Libya’s newly elected House of Representatives held its first session Saturday, holed up in a heavily guarded provincial hotel as armed factions turned the two biggest cities, Tripoli and Benghazi, into battlefields.
Western governments, which have mostly evacuated their diplomats after two weeks of fighting, hope the new parliament can create space for negotiations after the worst clashes since the 2011 war that ousted Moammar Gaddafi.
But there was no sign of a let-up in the capital, Tripoli, where black smoke spread over the city again after a fuel depot near the international airport was hit for the second time in a week as rival Zintan and Misurata brigades battled for control.
Fighting in Tripoli and the eastern city of Benghazi has left more than 200 people dead, with Britain the latest Western government to announce it would close its embassy.
With its national army still forming, Libya has struggled to control armed factions that have entrenched themselves as de facto power brokers in the messy transition since Gaddafi’s one-man rule.
Elected in June, lawmakers met Saturday for an emergency session in Tobruk, a coastal city east of Benghazi, where they are supposed to form a new government capable of ending the crisis.
Government forces tightened the noose around the main stronghold of pro-Russian rebels in eastern Ukraine on Saturday and a team of 70 international investigators were able to reach the site of downed Malaysia Airlines plane for a second day.
The seizure of Krasnogorovka and Staromikhailovka, towns just outside Donetsk, brought the army to the edge of one of the last cities still in rebel hands following its advances in the past month. The other is Luhansk, near the border with Russia.
Shelling near the area where the Malaysian airliner was downed last month forced Dutch and Australian experts to stop their search for victims at one part of the crash site, but a local cease-fire enabled them to work unhindered at the main part.
Working with sniffer dogs, they recovered more human remains and personal belongings, officials said.
— News services
China suffered its worst industrial accident in a year Saturday when an explosion killed at least 69 people and injured more than 120 at a factory in China that makes wheels for U.S. carmakers, including General Motors.

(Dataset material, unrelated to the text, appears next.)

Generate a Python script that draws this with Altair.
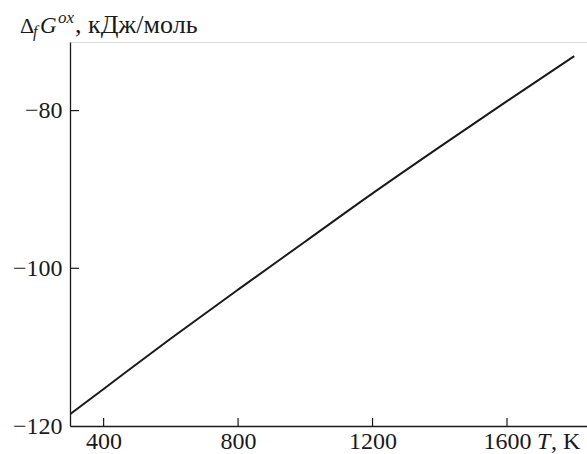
import altair as alt
import pandas as pd

# Data
T = [300, 400, 600, 800, 1000, 1200, 1400, 1600, 1800]
G = [-118.5, -115.3, -108.9, -102.7, -96.6, -90.5, -84.6, -78.8, -73.1]
x_ticks = [400, 800, 1200, 1600]
y_ticks = [-120, -100, -80]

FONT = "Liberation Serif"
W, H = 517, 384
XDOM = [300, 1838]
YDOM = [-120, -71.3]

df = pd.DataFrame({"T": T, "G": G})
xt = pd.DataFrame({"t": x_ticks})
yt = pd.DataFrame({"v": [v for v in y_ticks if v != -120]})

xs = alt.Scale(domain=XDOM, nice=False, zero=False)
ys = alt.Scale(domain=YDOM, nice=False, zero=False)

line = alt.Chart(df).mark_line(color="#1a1a1a", strokeWidth=2, clip=True,
                               interpolate="monotone").encode(
    x=alt.X("T:Q", scale=xs, axis=alt.Axis(
        values=x_ticks, title=None, ticks=False, grid=False, domainColor="#1a1a1a",
        domainWidth=1.3, labelFont=FONT, labelFontSize=24, labelColor="#1a1a1a",
        labelPadding=3, format="d", labelFlush=False)),
    y=alt.Y("G:Q", scale=ys, axis=alt.Axis(
        values=y_ticks, title=None, ticks=False, grid=False, domainColor="#1a1a1a",
        domainWidth=1.3, labelFont=FONT, labelFontSize=24, labelColor="#1a1a1a",
        labelPadding=8, format="d", labelFlush=False)),
)

xtick = alt.Chart(xt).mark_rule(color="#1a1a1a", strokeWidth=1.2).encode(
    x=alt.X("t:Q", scale=xs), y=alt.value(H - 8), y2=alt.value(H))
ytick = alt.Chart(yt).mark_rule(color="#1a1a1a", strokeWidth=1.2).encode(
    y=alt.Y("v:Q", scale=ys), x=alt.value(0), x2=alt.value(9))

def txt(s, x, y, size, style="normal", align="left"):
    return alt.Chart(pd.DataFrame({"s": [s]})).mark_text(
        font=FONT, fontSize=size, fontStyle=style, align=align, baseline="alphabetic",
        color="#1a1a1a").encode(text="s:N", x=alt.value(x), y=alt.value(y))

ox = -70
oy = -42
title = [
    txt("Δ", 20 + ox, 33 + oy, 22),
    txt("f", 33 + ox, 37 + oy, 16, "italic"),
    txt("G", 40 + ox, 33 + oy, 23, "italic"),
    txt("ox", 58 + ox, 23 + oy, 17, "italic"),
    txt(", кДж/моль", 75 + ox, 33 + oy, 26),
    txt("T", 537 - 70, 449 - 42, 24, "italic"),
    txt(", K", 551 - 70, 449 - 42, 24),
]

chart = alt.layer(line, xtick, ytick, *title).properties(
    width=W, height=H,
    autosize=alt.AutoSizeParams(type="none"),
    padding={"left": 70, "top": 42, "right": 0, "bottom": 28},
).configure_view(stroke=None).configure(background="white")

chart.save("out.html", embed_options={"renderer": "svg", "actions": False})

The blast in the wealthy eastern province of Jiangsu occurred about 7:30 a.m. in Kunshan city, about an hour’s drive from Shanghai, after an explosion ripped through a workshop that polishes wheel hubs.
A preliminary investigation suggested that the blast at Kunshan Zhongrong Metal Products was triggered when a flame was lit in a dust-filled room, local government officials said, describing the incident as a serious safety breach.
State media said two company representatives have been detained.
India evacuates thousands after deadly landslide: Authorities in eastern India began evacuating thousands of villagers after efforts to clear a deadly landslide in neighboring Nepal sparked concern about flash floods downstream, officials said. The landslide, triggered by heavy rains in Nepal’s Sindhupalchowk district, killed at least nine people and left more than 100 missing. Indian officials said they feared that as Nepal blasts through the landslide to clear it, a torrent of water could be unleashed inundating hundreds of villages in India’s Bihar state.
15 killed in fighting in Nagorno-Karabakh: A sharp escalation in fighting between Azerbaijan and Armenia over the disputed territory of Nagorno-Karabakh has left 15 soldiers dead and prompted Russia to call for calm. Azerbaijan’s Defense Ministry said Saturday that 12 of its troops have been killed in the past four days, including four overnight. Nagorno-Karabakh’s armed forces said one of its soldiers was killed early Saturday, the third in recent days. Azerbaijan’s Nagorno-Karabakh region and some adjacent territory have been under the control of Armenian soldiers and ethnic Armenian local troops since the end of a six-year separatist war in 1994.
Clashes, bombing leave 17 Iraqi soldiers dead: A suicide bombing and clashes left 17 soldiers dead in areas around Baghdad, Iraqi authorities said. Overnight clashes between security forces and Sunni militants in the town of Jurf al-Sakhar, in Babil province 30 miles south of Baghdad, killed at least nine troops and dozens of militants. Meanwhile, a suicide bomber rammed his explosives-laden car into a group of Iraqi soldiers in the town of Balad, north of the capital, killing eight soldiers.